- The main frontage of the Hôtel de Ville in August 2011
- Interactive map of the Hôtel de Ville area

General information
- Type: City hall
- Architectural style: Neoclassical style
- Location: Givors, France
- Coordinates: 45°34′57″N 4°46′25″E﻿ / ﻿45.5826°N 4.7736°E
- Completed: 1860

Design and construction
- Architect: Pierre Bernard

= Hôtel de Ville, Givors =

Town hall in Givors, France

The Hôtel de Ville (/fr/, City Hall) is a municipal building in Givors, Metropolis of Lyon, in eastern France, standing on Place Camille Vallin.

==History==
After the French Revolution, the new town council originally held their meetings in the house of the mayor at the time. In 1820, the mayor, Nicolas-Joseph-Henri Bolot, donated the land for the construction of the Church of Saint-Nicholas. Construction of the church continued for much of the next three decades but, after the French Revolution of 1848, in which the council supported the republican cause, the completed church became a municipal building and the council ordered that the republican inscription "Liberté, Égalité, Fraternité" be carved on its pediment.

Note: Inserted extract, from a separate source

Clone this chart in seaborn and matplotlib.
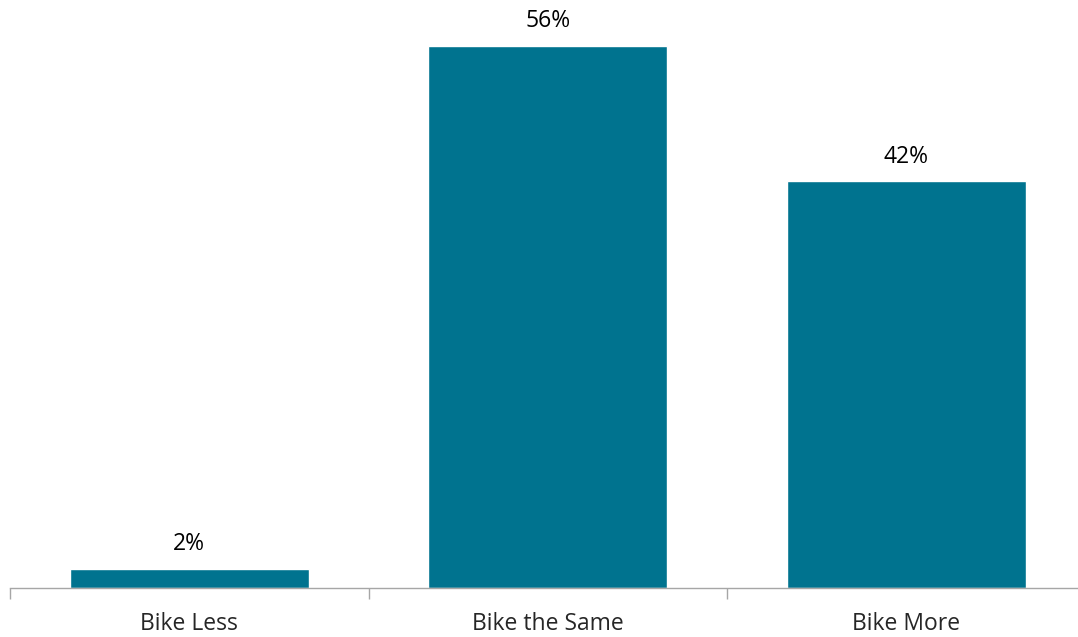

In February 1855, the council led by the mayor, Édouard Glas, decided to commission a purpose-built town hall. The site they selected was on the northeastern side of the marketplace. After a series of houses had been acquired and demolished, the foundation stone for the new building was laid on 17 May 1858. It was designed by Pierre Bernard in the neoclassical style, built in ashlar stone and was officially opened in January 1860.

The design involved a symmetrical main frontage of five bays facing onto the marketplace. The central section of three bays, which incorporated an extra floor, featured three round-headed openings with moulded surrounds and keystones on the ground floor, three casement windows with triangular pediments on the first floor and by three square windows with cornices on the second floor. The bays in the central section were flanked by Ionic order columns on the ground floor, by Corinthian order columns on the first floor and by pilasters on the second floor. At roof level, there was an arch over the central bay, a balustraded parapet, and an ornate two-stage clock tower surmounted by a dome. The outer bays were fenestrated by casement windows with cornices on both floors.

During the liberation of the town on 25 August 1944, in the closing phases of the Second World War, a liberation committee was established in the town hall. However, three days later a German armed column passed through the town, and it was not until 2 September 1944 that French Forces of the Interior were able to enter the town and fully secure the building.